# Best Buy Wii U clearance ($9-$15 off new)



## P_H_I (May 4, 2017)

http://www.bestbuy.com/site/searchp...p=currentoffers_facet=Current+Deals~Clearance

The good ones include
$9 off splatoon
$15 off Xenoblade X
$15 off Star Fox Zero + Guard

All games in New condition BTW


----------



## jmhannz (May 4, 2017)

hmm real copies....... of games....


----------



## RemixDeluxe (May 4, 2017)

If I didnt own these already I'd jump at it. Good luck to those who want this.


----------



## comput3rus3r (May 4, 2017)

those are not clearance prices. that's just a sale. i expect to pay about 25 percent of msrp. or 75% off the price. for those of you mathematically challenged if something is 100 dollars you pay 25 dollars. i bought a wiiu pro controller from walmart in clearance for 10 dollars. also bought the upgraded sensor bar for 4 dollars.

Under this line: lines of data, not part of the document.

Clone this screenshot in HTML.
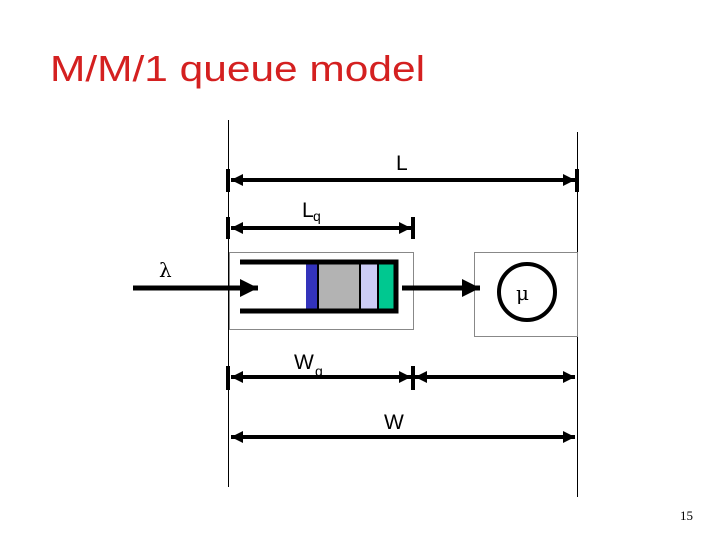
<!DOCTYPE html>
<html><head><meta charset="utf-8"><style>body{margin:0;background:#fff}svg{display:block}</style></head>
<body>
<svg width="720" height="540" viewBox="0 0 720 540" xmlns="http://www.w3.org/2000/svg" font-family="Liberation Sans, sans-serif">
<defs>
<marker id="a" viewBox="0 0 10 10" refX="10" refY="5" markerWidth="3" markerHeight="3" orient="auto-start-reverse"><path d="M0,0L10,5L0,10z" fill="#000"/></marker>
<marker id="b" viewBox="0 0 10 10" refX="10" refY="5" markerWidth="3.6" markerHeight="3.6" orient="auto"><path d="M0,0L10,5L0,10z" fill="#000"/></marker>
</defs>
<text x="50" y="81" font-size="36" fill="#d42020" textLength="375" lengthAdjust="spacingAndGlyphs">M/M/1 queue model</text>
<g stroke="#000" stroke-width="1" fill="none">
<line x1="228.5" y1="120" x2="228.5" y2="487"/>
<line x1="577.5" y1="132" x2="577.5" y2="497"/>
</g>
<g stroke="#888" stroke-width="1" fill="none">
<rect x="229.5" y="252.5" width="184" height="77"/>
<rect x="474.5" y="252.5" width="103" height="84"/>
</g>
<g stroke="#000" stroke-width="4">
<line x1="231" y1="180" x2="575" y2="180" marker-start="url(#a)" marker-end="url(#a)"/>
<line x1="231" y1="228" x2="411" y2="228" marker-start="url(#a)" marker-end="url(#a)"/>
<line x1="231" y1="377" x2="411" y2="377" marker-start="url(#a)" marker-end="url(#a)"/>
<line x1="415" y1="377" x2="575" y2="377" marker-start="url(#a)" marker-end="url(#a)"/>
<line x1="231" y1="437" x2="575" y2="437" marker-start="url(#a)" marker-end="url(#a)"/>
</g>
<g stroke="#000" stroke-width="4">
<line x1="228" y1="169" x2="228" y2="192"/>
<line x1="577" y1="169" x2="577" y2="192"/>
<line x1="228" y1="217" x2="228" y2="239"/>
<line x1="413" y1="217" x2="413" y2="239"/>
<line x1="228" y1="366" x2="228" y2="390"/>
<line x1="413" y1="366" x2="413" y2="390"/>
</g>
<rect x="306" y="264" width="12" height="45" fill="#3333bb"/>
<rect x="318" y="264" width="42" height="45" fill="#b3b3b3"/>
<rect x="360" y="264" width="18" height="45" fill="#ccccf5"/>
<rect x="378" y="264" width="16" height="45" fill="#00c890"/>
<g stroke="#000" stroke-width="2"><line x1="318" y1="264" x2="318" y2="309"/><line x1="360" y1="264" x2="360" y2="309"/><line x1="378" y1="264" x2="378" y2="309"/></g>
<g stroke="#000" stroke-width="5" fill="none">
<polyline points="240,262 396,262 396,311 240,311"/>
</g>
<g stroke="#000" stroke-width="5">
<line x1="133" y1="288" x2="258" y2="288" marker-end="url(#b)"/>
<line x1="402" y1="288" x2="480" y2="288" marker-end="url(#b)"/>
</g>
<circle cx="527" cy="292" r="28" fill="none" stroke="#000" stroke-width="4"/>
<text x="159" y="277" font-size="20" font-family="DejaVu Serif, serif">λ</text>
<text x="516" y="300" font-size="20" font-family="DejaVu Serif, serif">μ</text>
<text x="396" y="170" font-size="21">L</text>
<text x="302" y="217" font-size="21">L</text><text x="313" y="221" font-size="14">q</text>
<text x="294" y="369" font-size="21">W</text><text x="315" y="376" font-size="14">q</text>
<text x="384" y="429" font-size="21">W</text>
<text x="680" y="520" font-size="13" font-family="Liberation Serif, serif">15</text>
</svg>
</body></html>
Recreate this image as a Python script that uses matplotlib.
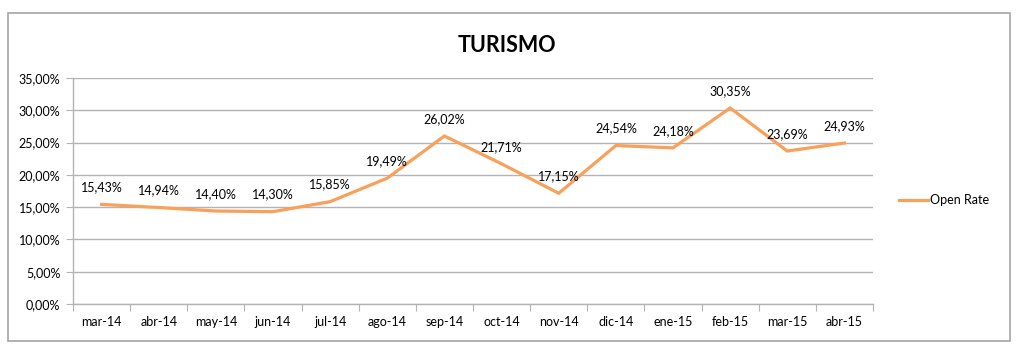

--------------------- MERGED ---------------------------

$17.99
CLEARANCE
SAVE $2
Reg. $19.99

pfft some clearance.


----------



## Snooli (Jun 4, 2017)

And there I was thinking it was a WiiU console clearance...


----------



## Sonic Angel Knight (Jun 4, 2017)

Oh well, already bought tekken tag tournament 2 and uncharted collection, don't even have the amiibo i want so MEH! *Metal gear solid snake grumbles*


----------



## P_H_I (Jun 5, 2017)

Snooli said:


> And there I was thinking it was a WiiU console clearance...


GOOD JOB BUMPING A 2 MONTH OLD THREAD


----------



## Deleted User (Jun 5, 2017)

snip


----------



## DiscostewSM (Jun 5, 2017)

Too bad it wasn't Target-like clearances. I got my copy of XCX from Target during a clearance for $17.


----------



## P_H_I (Jun 5, 2017)

MyLegGuy said:


>


I got a good laugh out of that, but damn.

Thats a lot of effort for a meme


----------